Erişilebilirlik

15 Aralık 2003 - 2003-12-15


15 Aralık tarihli Amerikan gazetelerinin hepsinde Saddam Hüseyin’in yakalanması bir numaralı haber. Irak’ın devrik liderinin yakalanması, Amerika önderliğindeki koalisyon güçleri ve Bush yönetimi açısından büyük bir başarı olarak değerlendiriliyor, ancak Irak’taki çatışmaların bitmeyeceği uyarısı yapılıyor. Washington Post, “sonun başlangıcı” başlıklı yorumunda, Saddam Hüseyin’in yakalanmasının ülkenin farklı grupları üzerindeki muhtemel etkisini değerlendiriyor:

"Dünkü bomba yüklü araç saldırısının da gösterdiği gibi, Saddam Hüseyin’in yakalanması doğduğu bölgede Amerikan güçlerine karşı yürütülen isyanın sona ermesi anlamına gelmeyecek. Amerika tarafından atanan geçici yönetime karşı savaşanların çoğu, bu direnişi Saddam Hüseyin’e duydukları bağlılığın ötesindeki nedenlerden dolayı sürdürecek. Hatta eski diktatörün yeniden iktidara gelme riski ortadan kalktığı için, Şiiler başta olmak üzere işgale karşı çıkan bazı grupların, Amerikan güçlerine karşı saldırılarda bulunması ihtimal dahilinde. Ancak diktatörün geri döneceği korkusundan kurtulan çok daha fazla sayıda Iraklı, artık yeni kurulan düzen içinde kendi konumlarını bir kez daha gözden geçirip yeniden inşa çalışmalarına katılabilir."

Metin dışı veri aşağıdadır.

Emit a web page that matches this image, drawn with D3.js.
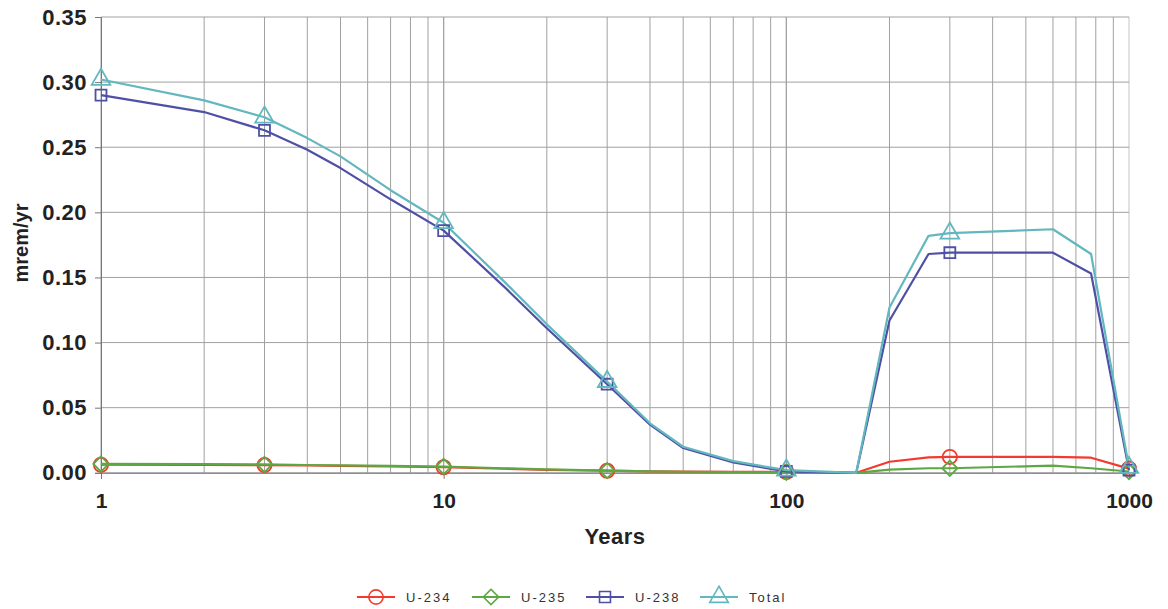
<!DOCTYPE html>
<html>
<head>
<meta charset="utf-8">
<script src="https://cdn.jsdelivr.net/npm/d3@7"></script>
<style>
  html, body { margin: 0; padding: 0; background: #fff; }
  svg { display: block; }
</style>
</head>
<body>
<div id="content"></div>
<script>
// data
const years = [1, 2, 3, 4, 5, 7, 10, 15, 20, 30, 40, 50, 70, 100, 160, 200, 260, 300, 600, 775, 1000];
const markerYears = [1, 3, 10, 30, 100, 300, 1000];

const u234 = [0.0062, 0.0061, 0.0059, 0.0056, 0.0053, 0.0049, 0.0043, 0.0031, 0.0023, 0.0016, 0.0011, 0.0009, 0.0007, 0.0006, 0, 0.0085, 0.0118, 0.0122, 0.0122, 0.0116, 0.0032];
const u235 = [0.0068, 0.0066, 0.0064, 0.0060, 0.0057, 0.0053, 0.0048, 0.0035, 0.0026, 0.0017, 0.0011, 0.0008, 0.0006, 0.0004, 0, 0.0025, 0.0035, 0.0035, 0.0055, 0.0035, 0.0010];
const u238 = [0.290, 0.277, 0.263, 0.248, 0.234, 0.210, 0.186, 0.143, 0.111, 0.068, 0.037, 0.019, 0.008, 0.001, 0, 0.117, 0.168, 0.169, 0.169, 0.153, 0.002];
const total = [0.302, 0.286, 0.273, 0.257, 0.243, 0.217, 0.192, 0.147, 0.114, 0.070, 0.038, 0.020, 0.009, 0.002, 0, 0.127, 0.182, 0.184, 0.187, 0.168, 0.004];

const yTicks = [0, 0.05, 0.10, 0.15, 0.20, 0.25, 0.30, 0.35];
const xTicks = [1, 10, 100, 1000];

const seriesNames = ["U-234", "U-235", "U-238", "Total"];
const seriesValues = [u234, u235, u238, total];
const seriesColors = ["#f23a2e", "#5ea844", "#4f4fa6", "#63b7be"];
const seriesSymbols = [d3.symbolCircle, d3.symbolDiamond2, d3.symbolSquare, d3.symbolTriangle];
const symbolSizes = [160, 150, 120, 150];

const W = 1168, H = 609;
const margin = {top: 17, right: 39, bottom: 137, left: 101};

const svg = d3.select('#content').append('svg')
  .attr('width', W)
  .attr('height', H);

const x = d3.scaleLog()
  .domain([1, 1000])
  .range([margin.left, W - margin.right]);

const y = d3.scaleLinear()
  .domain([0, 0.35])
  .range([H - margin.bottom + 0.8, margin.top]);

const font = '"Liberation Sans", Arial, sans-serif';

// vertical grid (log minor lines too)
const minor = [];
for (let d = 1; d < 1000; d *= 10) {
  for (let k = 1; k <= 10; k++) minor.push(d * k);
}
svg.append('g')
  .selectAll('line')
  .data(minor)
  .join('line')
  .attr('x1', d => x(d)).attr('x2', d => x(d))
  .attr('y1', y(0)).attr('y2', y(0.35))
  .attr('stroke', d => d === 1000 ? '#c4c4c4' : '#a0a0a0')
  .attr('stroke-width', 1);

// horizontal grid
svg.append('g')
  .selectAll('line')
  .data(yTicks)
  .join('line')
  .attr('x1', x(1)).attr('x2', x(1000))
  .attr('y1', d => y(d)).attr('y2', d => y(d))
  .attr('stroke', '#a0a0a0')
  .attr('stroke-width', 1);

// y axis
const yAxis = svg.append('g')
  .attr('transform', `translate(${x(1)},0)`)
  .call(d3.axisLeft(y).tickValues(yTicks).tickFormat(d3.format('.2f')).tickSize(6).tickPadding(8));
yAxis.select('.domain').attr('stroke', '#777');
yAxis.selectAll('.tick line').attr('stroke', '#777');
yAxis.selectAll('text')
  .attr('font-family', font)
  .attr('font-size', 22)
  .attr('font-weight', 'bold')
  .attr('letter-spacing', 0.5)
  .attr('fill', '#222');

// x axis
const xAxis = svg.append('g')
  .attr('transform', `translate(0,${y(0)})`)
  .call(d3.axisBottom(x).tickValues(xTicks).tickFormat(d3.format('d')).tickSize(6).tickPadding(14));
xAxis.select('.domain').attr('stroke', '#777');
xAxis.selectAll('.tick line').attr('stroke', '#777');
xAxis.selectAll('text')
  .attr('font-family', font)
  .attr('font-size', 21)
  .attr('font-weight', 'bold')
  .attr('fill', '#222');

// axis titles
svg.append('text')
  .attr('x', 615).attr('y', 544)
  .attr('text-anchor', 'middle')
  .attr('font-family', font)
  .attr('font-size', 22)
  .attr('font-weight', 'bold')
  .attr('letter-spacing', 0.5)
  .attr('fill', '#222')
  .text('Years');

svg.append('text')
  .attr('transform', 'translate(28,243) rotate(-90)')
  .attr('text-anchor', 'middle')
  .attr('font-family', font)
  .attr('font-size', 20)
  .attr('font-weight', 'bold')
  .attr('fill', '#222')
  .text('mrem/yr');

// series lines
const line = d3.line()
  .x((d, i) => x(years[i]))
  .y(d => y(d));

const plot = svg.append('g');
seriesValues.forEach((vals, s) => {
  plot.append('path')
    .datum(vals)
    .attr('d', line)
    .attr('fill', 'none')
    .attr('stroke', seriesColors[s])
    .attr('stroke-width', 2.2)
    .attr('stroke-linejoin', 'round');
});

// markers
seriesValues.forEach((vals, s) => {
  const pts = years.map((yr, i) => ({yr, v: vals[i]})).filter(p => markerYears.includes(p.yr));
  plot.append('g')
    .selectAll('path')
    .data(pts)
    .join('path')
    .attr('transform', d => `translate(${x(d.yr)},${y(d.v)})`)
    .attr('d', d3.symbol().type(seriesSymbols[s]).size(symbolSizes[s]))
    .attr('fill', 'none')
    .attr('stroke', seriesColors[s])
    .attr('stroke-width', 1.8);
});

// legend
const legendX = [357, 472, 586, 700];
const legend = svg.append('g');
seriesNames.forEach((name, s) => {
  const g = legend.append('g').attr('transform', `translate(${legendX[s]},597)`);
  g.append('line')
    .attr('x1', 0).attr('x2', 38)
    .attr('y1', 0).attr('y2', 0)
    .attr('stroke', seriesColors[s])
    .attr('stroke-width', 2);
  g.append('path')
    .attr('transform', 'translate(19,0)')
    .attr('d', d3.symbol().type(seriesSymbols[s]).size(symbolSizes[s]))
    .attr('fill', 'none')
    .attr('stroke', seriesColors[s])
    .attr('stroke-width', 1.6);
  g.append('text')
    .attr('x', 49).attr('y', 5)
    .attr('font-family', font)
    .attr('font-size', 13)
    .attr('letter-spacing', 2)
    .attr('fill', '#333')
    .text(name);
});
</script>
</body>
</html>
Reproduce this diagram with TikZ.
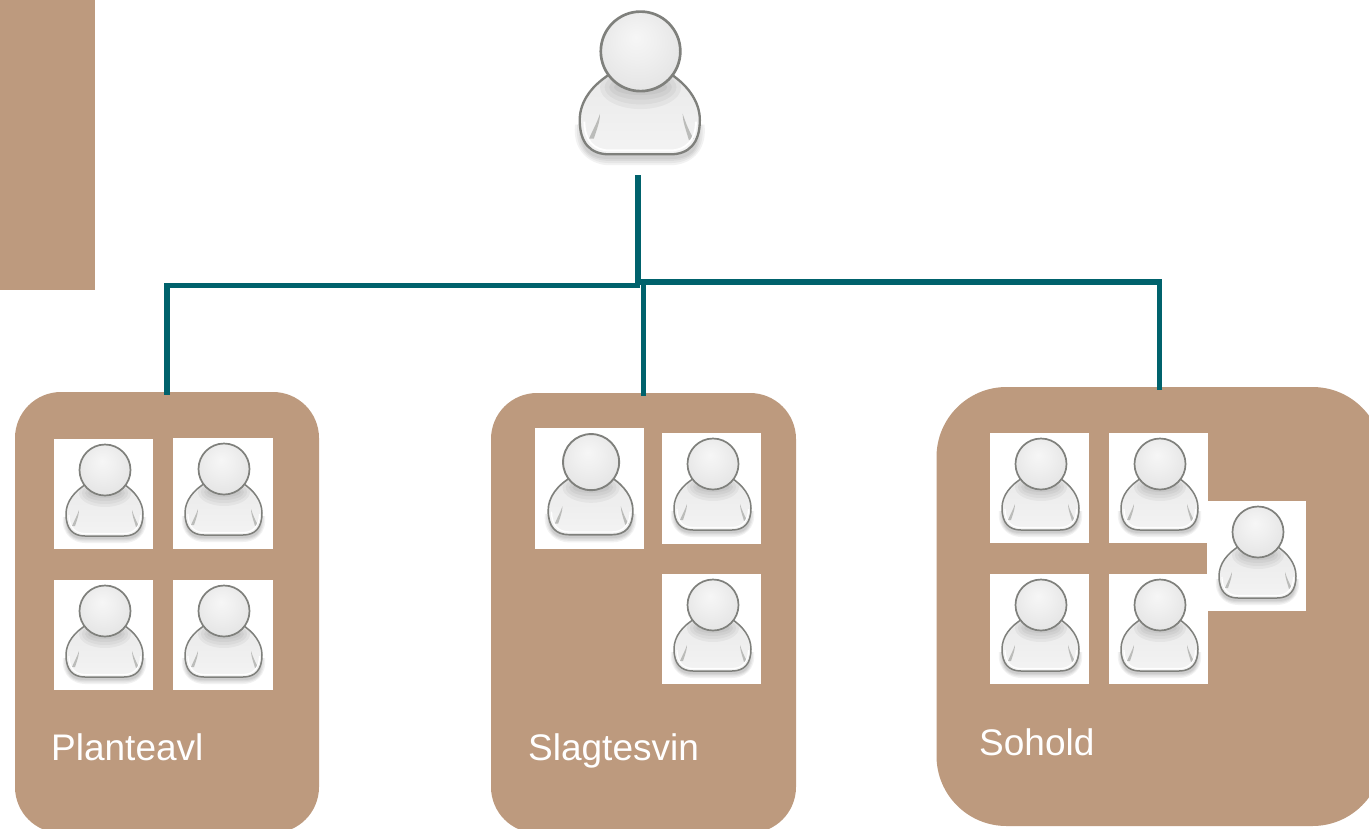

New York Times ise, Amerika’nın en büyük askeri hedefine ulaştığını yazıyor. Saddam Hüseyin’in açık ve adil bir biçimde yargılanması gerektiğini vurgulayan gazete, Irak’ın yeniden inşasında uluslar arası desteğin öneminin azalmadığını da vurguluyor:

"Saddam Hüseyin’in yakalanması, Irak’ta istikrarlı ve demokratik bir yönetimin en iyi nasıl kurulabileceği sorusunun önemini ortadan kaldırmıyor. Bu, aynı zamanda Washington’un, işgali uluslar arası bir niteliğe büründürme ihtiyacını ve yeniden inşa çalışmalarını Birleşmiş Milletler denetimine devretme gerekliliğini ortadan kaldırmıyor. Başarının nihai ölçütü, Irak’ın zorla değil gönüllü birliğini sağlamaktan ve kaynaklarının silaha değil kalkınmaya harcanmasından geçiyor. Ve ancak bu sağlanırsa, Iraklılar Saddam Hüseyin’in karanlık gölgesinden kurtulmuş olacak."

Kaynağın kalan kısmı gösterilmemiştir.